Organizations preparing to hire an AI-native CFO or other executive responsible for enterprise AI transformation can contact the Christian & Timbers team to discuss their leadership requirements and search strategy.

Questions Boards Ask About AI-Native CFOs
- What is an AI-native CFO?
An AI-native CFO is a finance leader who has experience making capital allocation decisions while AI systems are being deployed across the enterprise. The defining characteristic is operational history. They have evaluated AI investments as they evolved, measured business outcomes throughout deployment, and adjusted financial strategy as organizations expanded AI across multiple functions.
- Why are boards changing how they hire CFOs?
Enterprise AI has increased both the scale and complexity of technology investment. Boards expect CFOs to explain where AI capital should be deployed, how performance will be measured, and when investment priorities should change. Financial oversight remains essential, but AI has expanded the strategic responsibilities attached to the role.
- What experience should organizations look for?

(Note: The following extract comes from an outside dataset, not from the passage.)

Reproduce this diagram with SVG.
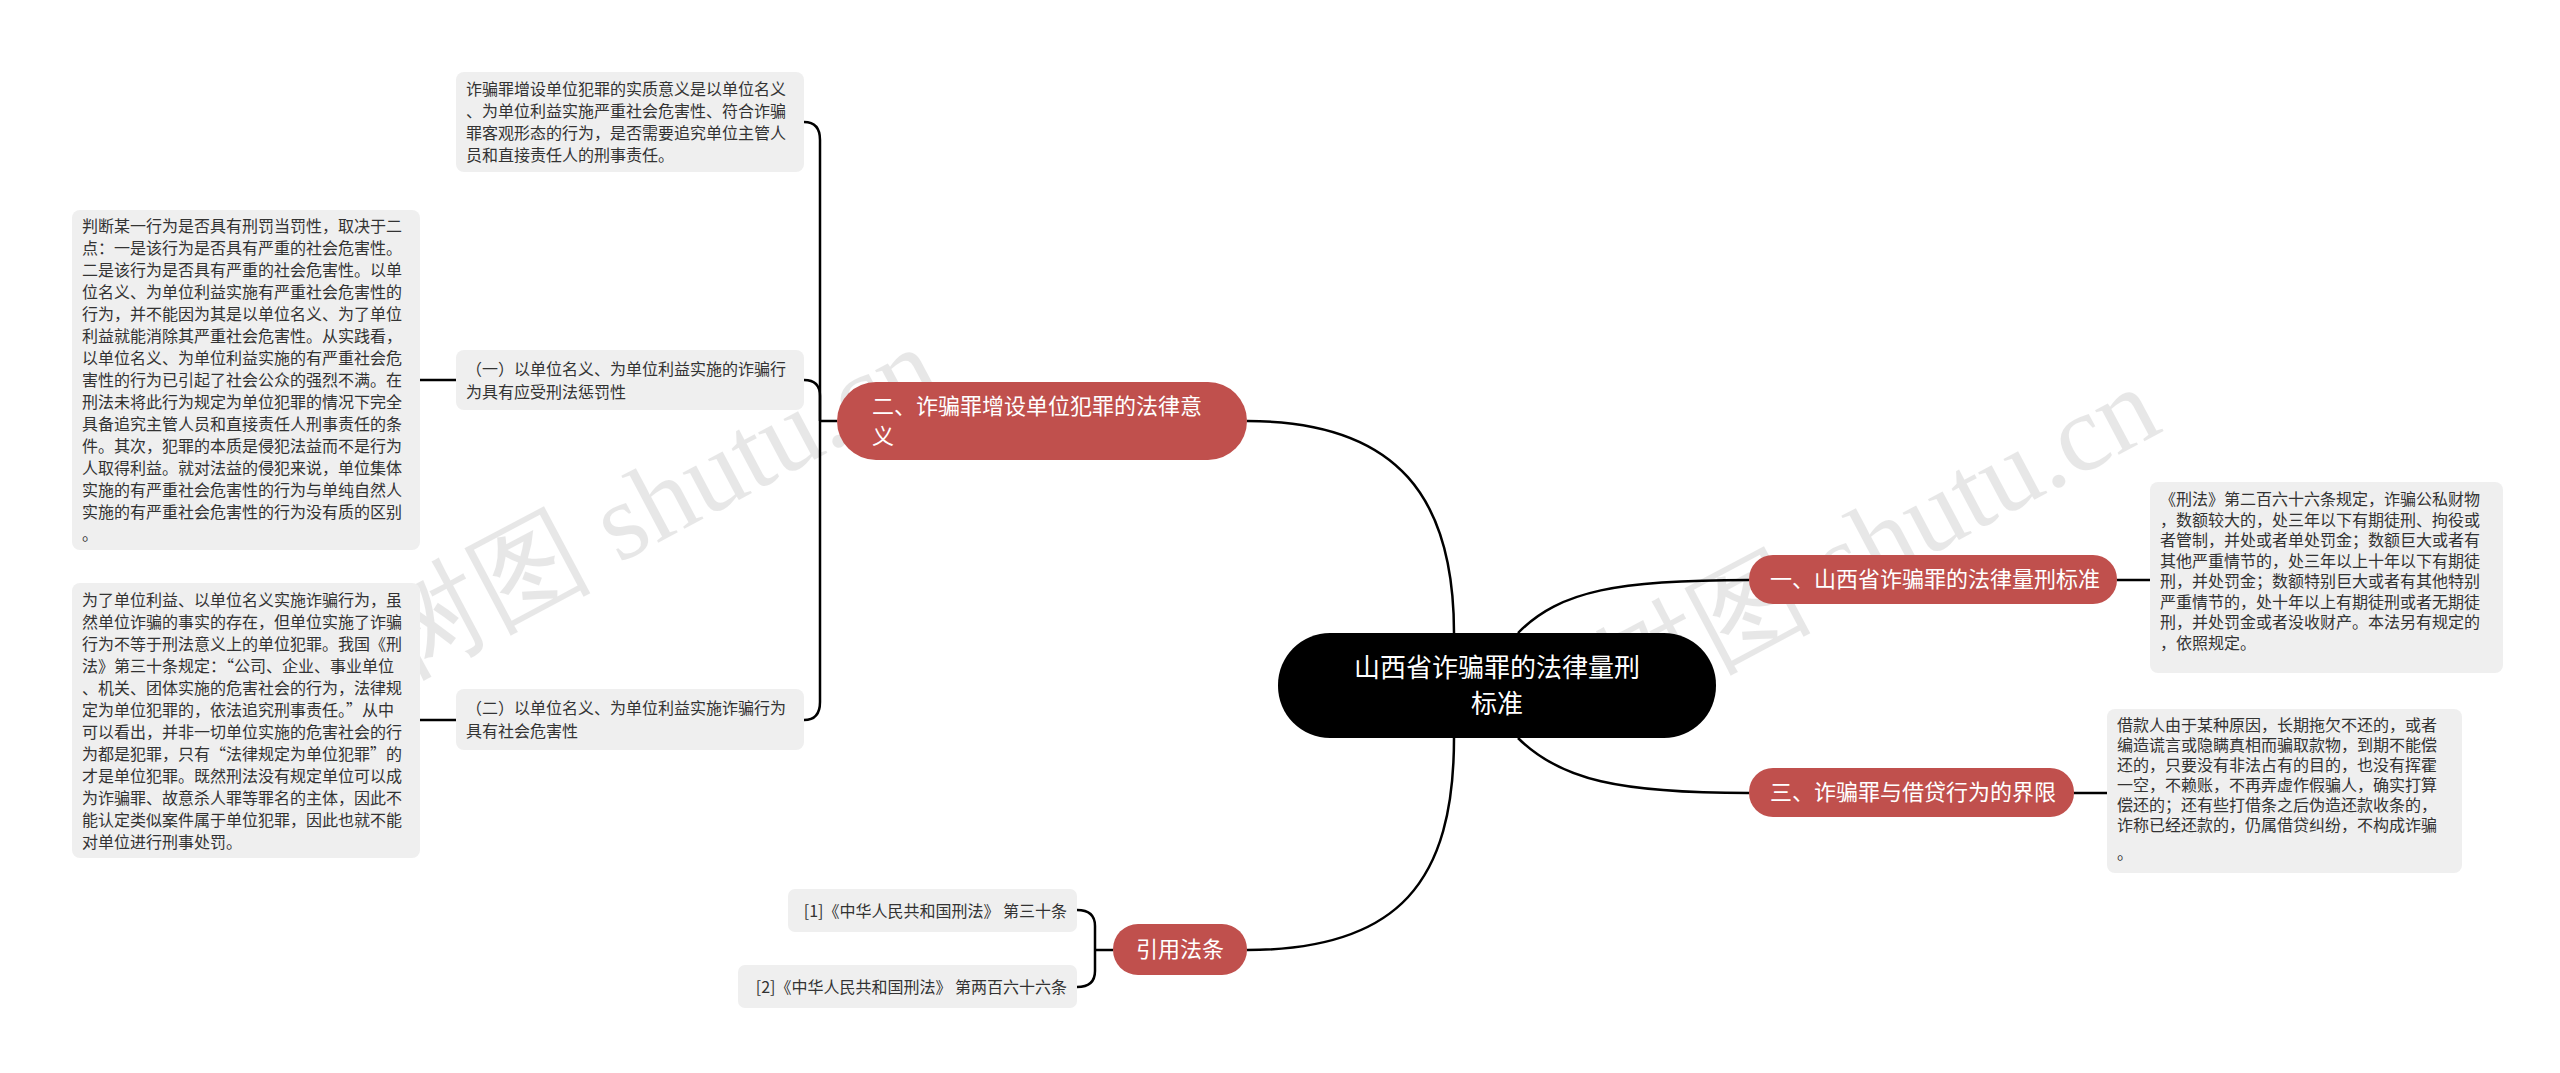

The strongest candidates can describe AI investments they evaluated, the financial decisions they made during deployment, and the measurable business outcomes that followed. Experience approving technology budgets alone rarely provides enough evidence that a leader can guide enterprise AI investment.
- Which industries produce the strongest AI-native finance leaders?
Enterprise software has the longest history of large-scale AI deployment, but organizations are recruiting finance executives from robotics, advanced manufacturing, healthcare, cybersecurity, semiconductor, and other deep-tech sectors where AI has become part of day-to-day operations.
- Can a traditional CFO become AI-native?
Yes. The transition depends on direct responsibility for enterprise AI investment. Finance leaders who actively evaluate AI deployments, work closely with technology and operating teams, and measure business performance throughout implementation can build the experience organizations expect.